**Data excerpt:**

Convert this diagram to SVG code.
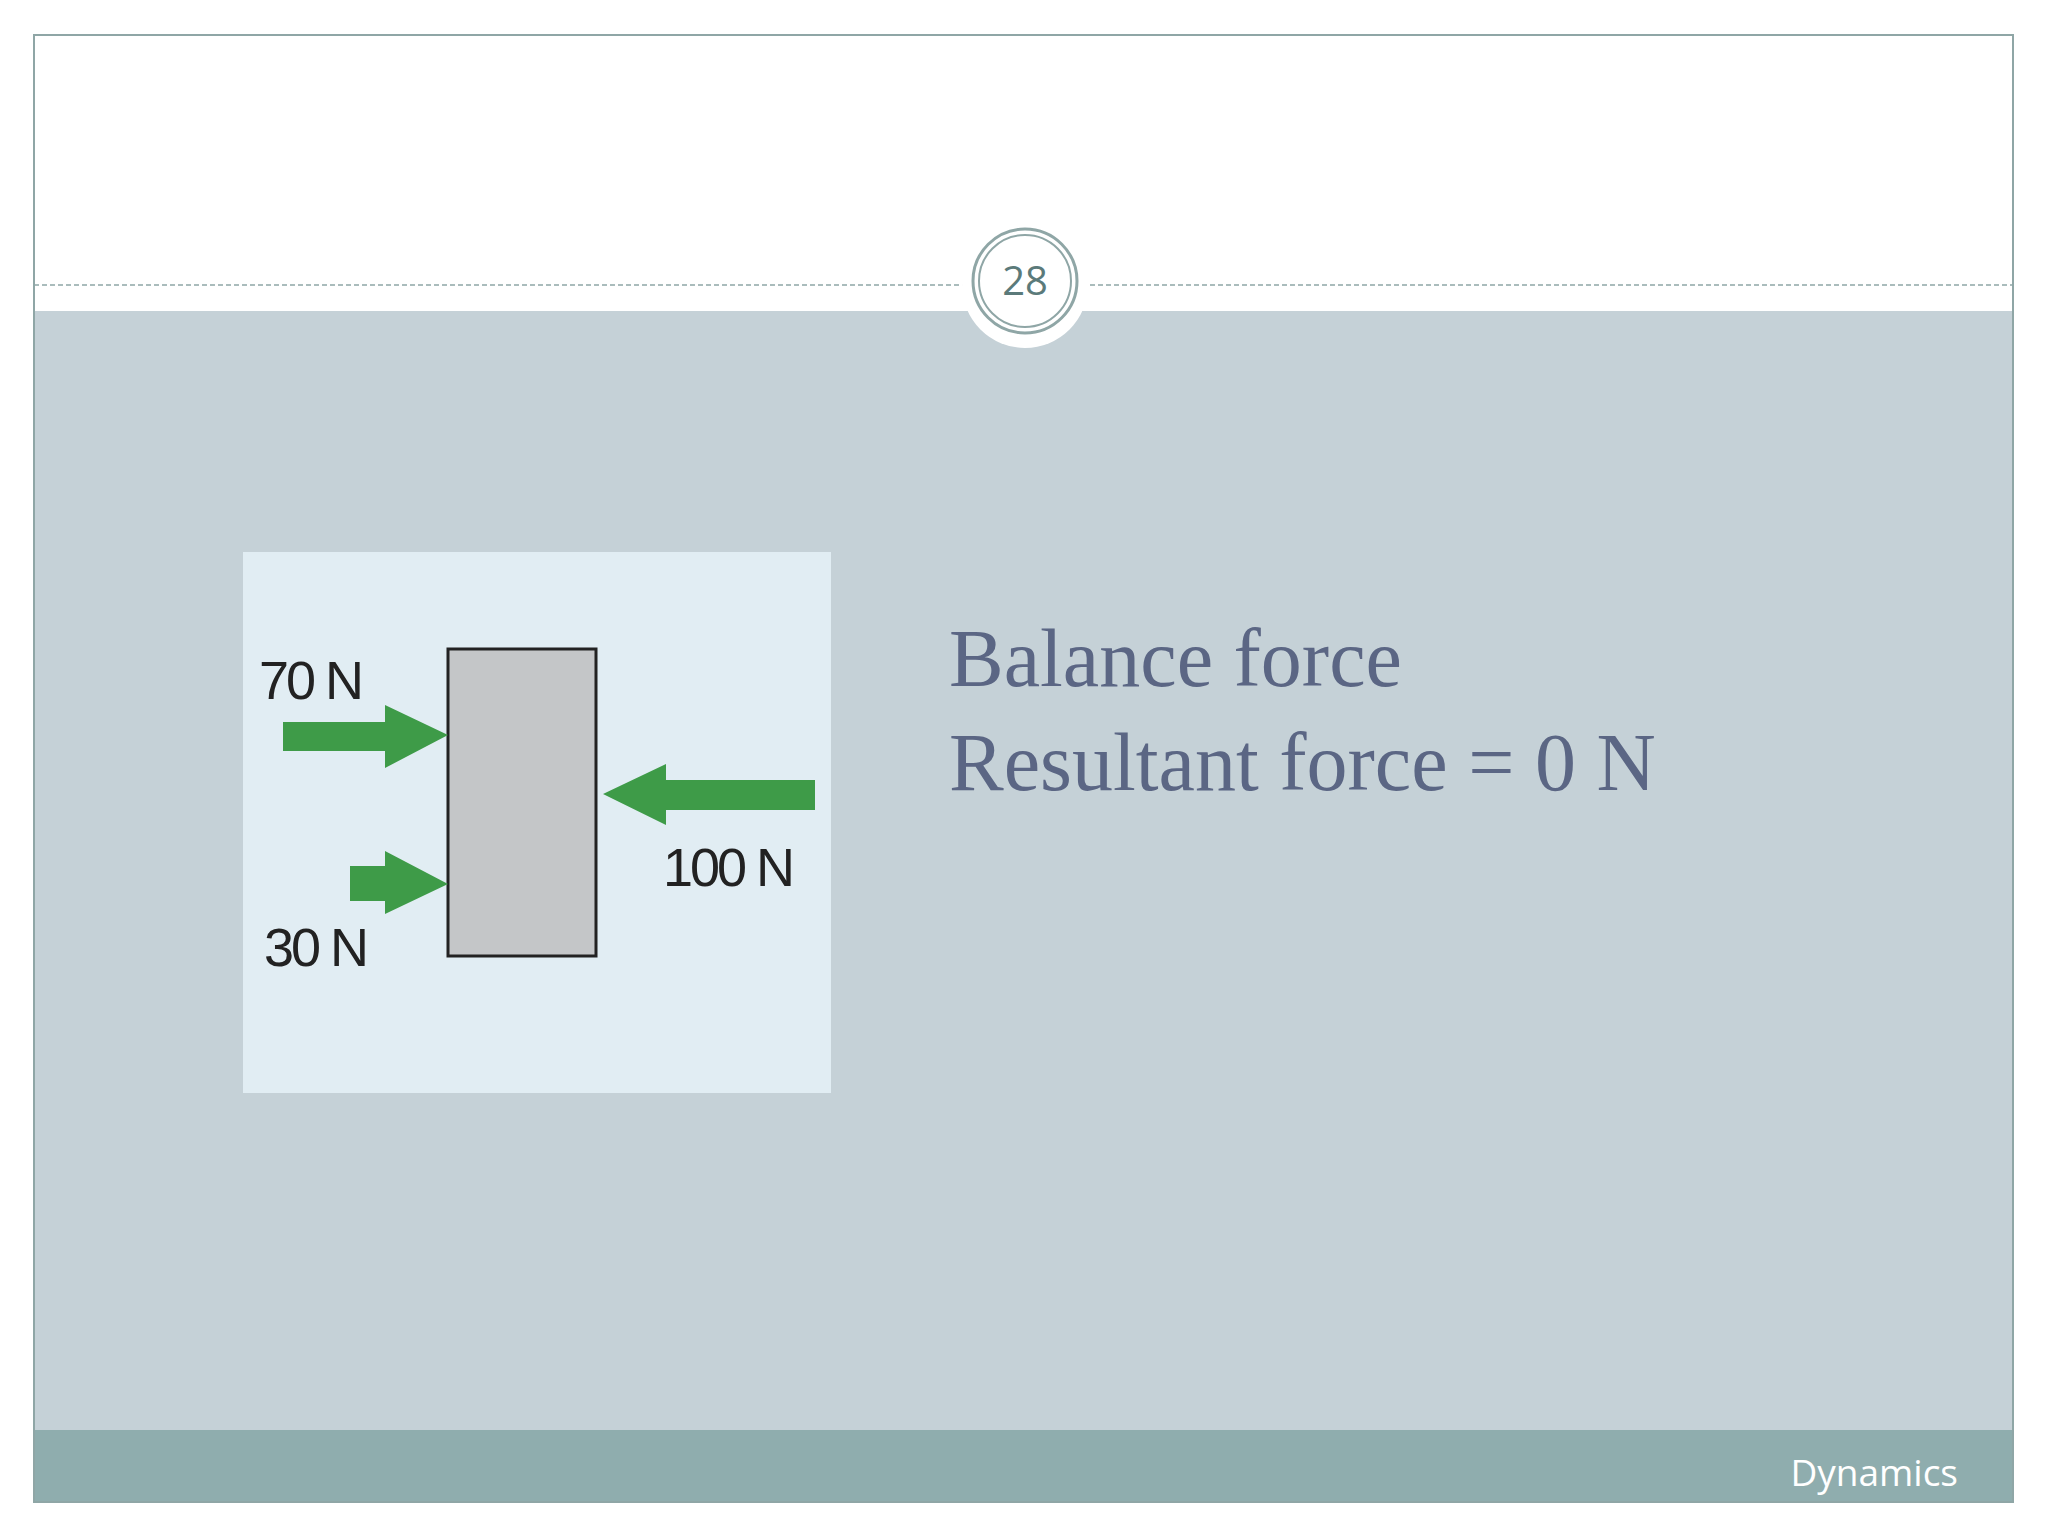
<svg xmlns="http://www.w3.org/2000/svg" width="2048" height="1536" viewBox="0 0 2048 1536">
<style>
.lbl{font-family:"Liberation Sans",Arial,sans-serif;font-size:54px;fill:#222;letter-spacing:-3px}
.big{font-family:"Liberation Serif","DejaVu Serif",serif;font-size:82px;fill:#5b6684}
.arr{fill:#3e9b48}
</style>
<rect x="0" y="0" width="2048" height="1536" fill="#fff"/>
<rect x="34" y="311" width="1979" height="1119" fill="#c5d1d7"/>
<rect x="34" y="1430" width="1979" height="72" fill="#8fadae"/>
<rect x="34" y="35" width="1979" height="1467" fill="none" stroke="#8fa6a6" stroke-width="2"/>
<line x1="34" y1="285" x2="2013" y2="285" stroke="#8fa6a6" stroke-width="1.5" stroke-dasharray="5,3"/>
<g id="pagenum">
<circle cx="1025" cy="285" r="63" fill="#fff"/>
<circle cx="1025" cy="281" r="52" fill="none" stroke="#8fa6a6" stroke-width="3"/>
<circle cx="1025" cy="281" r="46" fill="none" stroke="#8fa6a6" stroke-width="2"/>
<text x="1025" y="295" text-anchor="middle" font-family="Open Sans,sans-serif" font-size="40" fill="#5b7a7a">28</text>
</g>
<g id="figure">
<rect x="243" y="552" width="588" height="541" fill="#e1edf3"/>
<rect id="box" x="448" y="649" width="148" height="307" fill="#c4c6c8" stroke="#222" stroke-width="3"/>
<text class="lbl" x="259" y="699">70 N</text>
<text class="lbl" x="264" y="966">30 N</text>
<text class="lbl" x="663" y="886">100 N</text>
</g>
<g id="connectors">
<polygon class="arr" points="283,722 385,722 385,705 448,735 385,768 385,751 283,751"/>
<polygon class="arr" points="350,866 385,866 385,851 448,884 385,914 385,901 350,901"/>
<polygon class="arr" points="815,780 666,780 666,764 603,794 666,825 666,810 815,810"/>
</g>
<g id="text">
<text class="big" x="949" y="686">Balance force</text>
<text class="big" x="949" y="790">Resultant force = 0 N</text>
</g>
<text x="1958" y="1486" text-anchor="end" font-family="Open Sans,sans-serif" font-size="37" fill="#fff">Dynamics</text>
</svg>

**What is needed:**
Omit each picture, then return all of the listing exactly as it stands.

**Completed exercise:**
Convert this diagram to SVG code.
<svg xmlns="http://www.w3.org/2000/svg" width="2048" height="1536" viewBox="0 0 2048 1536">
<style>
.lbl{font-family:"Liberation Sans",Arial,sans-serif;font-size:54px;fill:#222;letter-spacing:-3px}
.big{font-family:"Liberation Serif","DejaVu Serif",serif;font-size:82px;fill:#5b6684}
.arr{fill:#3e9b48}
</style>
<rect x="0" y="0" width="2048" height="1536" fill="#fff"/>
<rect x="34" y="311" width="1979" height="1119" fill="#c5d1d7"/>
<rect x="34" y="1430" width="1979" height="72" fill="#8fadae"/>
<rect x="34" y="35" width="1979" height="1467" fill="none" stroke="#8fa6a6" stroke-width="2"/>
<line x1="34" y1="285" x2="2013" y2="285" stroke="#8fa6a6" stroke-width="1.5" stroke-dasharray="5,3"/>
<g id="pagenum">
<circle cx="1025" cy="285" r="63" fill="#fff"/>
<circle cx="1025" cy="281" r="52" fill="none" stroke="#8fa6a6" stroke-width="3"/>
<circle cx="1025" cy="281" r="46" fill="none" stroke="#8fa6a6" stroke-width="2"/>
<text x="1025" y="295" text-anchor="middle" font-family="Open Sans,sans-serif" font-size="40" fill="#5b7a7a">28</text>
</g>
<g id="figure">
<rect x="243" y="552" width="588" height="541" fill="#e1edf3"/>
<rect id="box" x="448" y="649" width="148" height="307" fill="#c4c6c8" stroke="#222" stroke-width="3"/>
<text class="lbl" x="259" y="699">70 N</text>
<text class="lbl" x="264" y="966">30 N</text>
<text class="lbl" x="663" y="886">100 N</text>
</g>
<g id="connectors">
<polygon class="arr" points="283,722 385,722 385,705 448,735 385,768 385,751 283,751"/>
<polygon class="arr" points="350,866 385,866 385,851 448,884 385,914 385,901 350,901"/>
<polygon class="arr" points="815,780 666,780 666,764 603,794 666,825 666,810 815,810"/>
</g>
<g id="text">
<text class="big" x="949" y="686">Balance force</text>
<text class="big" x="949" y="790">Resultant force = 0 N</text>
</g>
<text x="1958" y="1486" text-anchor="end" font-family="Open Sans,sans-serif" font-size="37" fill="#fff">Dynamics</text>
</svg>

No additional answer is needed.